__Supplied material__.

————

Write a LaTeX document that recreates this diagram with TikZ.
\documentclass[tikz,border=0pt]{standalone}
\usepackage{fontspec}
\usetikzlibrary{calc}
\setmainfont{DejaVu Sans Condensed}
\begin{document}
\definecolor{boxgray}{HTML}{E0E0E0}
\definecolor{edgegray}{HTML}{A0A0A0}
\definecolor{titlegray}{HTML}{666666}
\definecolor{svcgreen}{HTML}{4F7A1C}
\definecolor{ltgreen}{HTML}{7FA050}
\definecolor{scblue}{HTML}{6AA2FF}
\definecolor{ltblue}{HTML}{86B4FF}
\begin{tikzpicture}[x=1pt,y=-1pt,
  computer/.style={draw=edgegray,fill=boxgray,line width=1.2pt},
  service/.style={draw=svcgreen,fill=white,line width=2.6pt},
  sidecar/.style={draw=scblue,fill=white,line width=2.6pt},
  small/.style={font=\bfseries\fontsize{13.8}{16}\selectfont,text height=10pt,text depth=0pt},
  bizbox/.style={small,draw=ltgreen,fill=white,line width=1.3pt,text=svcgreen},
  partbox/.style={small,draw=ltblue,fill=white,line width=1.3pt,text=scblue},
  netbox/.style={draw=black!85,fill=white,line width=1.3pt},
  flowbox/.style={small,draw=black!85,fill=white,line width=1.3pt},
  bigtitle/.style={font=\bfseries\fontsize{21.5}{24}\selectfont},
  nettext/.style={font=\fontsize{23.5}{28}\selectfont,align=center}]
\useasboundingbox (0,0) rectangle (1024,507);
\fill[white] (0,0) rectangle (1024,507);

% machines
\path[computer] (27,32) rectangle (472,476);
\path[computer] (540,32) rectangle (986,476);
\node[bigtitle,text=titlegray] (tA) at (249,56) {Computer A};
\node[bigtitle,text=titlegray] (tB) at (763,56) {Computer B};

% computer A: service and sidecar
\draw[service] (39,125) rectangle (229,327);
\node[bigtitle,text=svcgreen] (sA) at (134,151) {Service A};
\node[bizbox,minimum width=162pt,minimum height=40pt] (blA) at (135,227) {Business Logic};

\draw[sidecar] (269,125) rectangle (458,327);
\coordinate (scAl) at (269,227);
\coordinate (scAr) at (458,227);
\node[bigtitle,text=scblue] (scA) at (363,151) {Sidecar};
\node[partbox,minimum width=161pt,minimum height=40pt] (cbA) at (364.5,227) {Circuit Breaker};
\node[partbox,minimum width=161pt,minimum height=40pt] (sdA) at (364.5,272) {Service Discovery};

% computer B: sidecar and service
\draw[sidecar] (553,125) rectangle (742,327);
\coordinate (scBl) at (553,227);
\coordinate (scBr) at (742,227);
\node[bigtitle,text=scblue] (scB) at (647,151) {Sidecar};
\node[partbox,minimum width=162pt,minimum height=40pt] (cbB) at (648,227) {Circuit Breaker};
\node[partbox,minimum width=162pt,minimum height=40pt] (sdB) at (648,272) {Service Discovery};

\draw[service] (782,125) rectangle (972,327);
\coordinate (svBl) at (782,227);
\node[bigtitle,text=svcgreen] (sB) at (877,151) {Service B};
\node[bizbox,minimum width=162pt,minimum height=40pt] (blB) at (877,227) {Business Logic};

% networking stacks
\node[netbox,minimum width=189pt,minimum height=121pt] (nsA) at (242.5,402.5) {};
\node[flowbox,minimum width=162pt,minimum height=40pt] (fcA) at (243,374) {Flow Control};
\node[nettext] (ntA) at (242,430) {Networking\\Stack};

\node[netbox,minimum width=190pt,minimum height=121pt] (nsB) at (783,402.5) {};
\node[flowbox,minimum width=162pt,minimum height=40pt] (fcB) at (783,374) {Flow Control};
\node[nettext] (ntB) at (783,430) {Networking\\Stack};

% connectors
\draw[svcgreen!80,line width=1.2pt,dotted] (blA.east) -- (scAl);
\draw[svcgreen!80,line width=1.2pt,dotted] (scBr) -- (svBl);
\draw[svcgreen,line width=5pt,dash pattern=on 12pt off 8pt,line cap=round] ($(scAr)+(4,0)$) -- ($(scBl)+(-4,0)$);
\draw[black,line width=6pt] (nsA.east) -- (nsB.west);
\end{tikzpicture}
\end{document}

————

__Task to carry out__. Restate the listing above word for word.

__Output for this exercise__.
Write a LaTeX document that recreates this diagram with TikZ.
\documentclass[tikz,border=0pt]{standalone}
\usepackage{fontspec}
\usetikzlibrary{calc}
\setmainfont{DejaVu Sans Condensed}
\begin{document}
\definecolor{boxgray}{HTML}{E0E0E0}
\definecolor{edgegray}{HTML}{A0A0A0}
\definecolor{titlegray}{HTML}{666666}
\definecolor{svcgreen}{HTML}{4F7A1C}
\definecolor{ltgreen}{HTML}{7FA050}
\definecolor{scblue}{HTML}{6AA2FF}
\definecolor{ltblue}{HTML}{86B4FF}
\begin{tikzpicture}[x=1pt,y=-1pt,
  computer/.style={draw=edgegray,fill=boxgray,line width=1.2pt},
  service/.style={draw=svcgreen,fill=white,line width=2.6pt},
  sidecar/.style={draw=scblue,fill=white,line width=2.6pt},
  small/.style={font=\bfseries\fontsize{13.8}{16}\selectfont,text height=10pt,text depth=0pt},
  bizbox/.style={small,draw=ltgreen,fill=white,line width=1.3pt,text=svcgreen},
  partbox/.style={small,draw=ltblue,fill=white,line width=1.3pt,text=scblue},
  netbox/.style={draw=black!85,fill=white,line width=1.3pt},
  flowbox/.style={small,draw=black!85,fill=white,line width=1.3pt},
  bigtitle/.style={font=\bfseries\fontsize{21.5}{24}\selectfont},
  nettext/.style={font=\fontsize{23.5}{28}\selectfont,align=center}]
\useasboundingbox (0,0) rectangle (1024,507);
\fill[white] (0,0) rectangle (1024,507);

% machines
\path[computer] (27,32) rectangle (472,476);
\path[computer] (540,32) rectangle (986,476);
\node[bigtitle,text=titlegray] (tA) at (249,56) {Computer A};
\node[bigtitle,text=titlegray] (tB) at (763,56) {Computer B};

% computer A: service and sidecar
\draw[service] (39,125) rectangle (229,327);
\node[bigtitle,text=svcgreen] (sA) at (134,151) {Service A};
\node[bizbox,minimum width=162pt,minimum height=40pt] (blA) at (135,227) {Business Logic};

\draw[sidecar] (269,125) rectangle (458,327);
\coordinate (scAl) at (269,227);
\coordinate (scAr) at (458,227);
\node[bigtitle,text=scblue] (scA) at (363,151) {Sidecar};
\node[partbox,minimum width=161pt,minimum height=40pt] (cbA) at (364.5,227) {Circuit Breaker};
\node[partbox,minimum width=161pt,minimum height=40pt] (sdA) at (364.5,272) {Service Discovery};

% computer B: sidecar and service
\draw[sidecar] (553,125) rectangle (742,327);
\coordinate (scBl) at (553,227);
\coordinate (scBr) at (742,227);
\node[bigtitle,text=scblue] (scB) at (647,151) {Sidecar};
\node[partbox,minimum width=162pt,minimum height=40pt] (cbB) at (648,227) {Circuit Breaker};
\node[partbox,minimum width=162pt,minimum height=40pt] (sdB) at (648,272) {Service Discovery};

\draw[service] (782,125) rectangle (972,327);
\coordinate (svBl) at (782,227);
\node[bigtitle,text=svcgreen] (sB) at (877,151) {Service B};
\node[bizbox,minimum width=162pt,minimum height=40pt] (blB) at (877,227) {Business Logic};

% networking stacks
\node[netbox,minimum width=189pt,minimum height=121pt] (nsA) at (242.5,402.5) {};
\node[flowbox,minimum width=162pt,minimum height=40pt] (fcA) at (243,374) {Flow Control};
\node[nettext] (ntA) at (242,430) {Networking\\Stack};

\node[netbox,minimum width=190pt,minimum height=121pt] (nsB) at (783,402.5) {};
\node[flowbox,minimum width=162pt,minimum height=40pt] (fcB) at (783,374) {Flow Control};
\node[nettext] (ntB) at (783,430) {Networking\\Stack};

% connectors
\draw[svcgreen!80,line width=1.2pt,dotted] (blA.east) -- (scAl);
\draw[svcgreen!80,line width=1.2pt,dotted] (scBr) -- (svBl);
\draw[svcgreen,line width=5pt,dash pattern=on 12pt off 8pt,line cap=round] ($(scAr)+(4,0)$) -- ($(scBl)+(-4,0)$);
\draw[black,line width=6pt] (nsA.east) -- (nsB.west);
\end{tikzpicture}
\end{document}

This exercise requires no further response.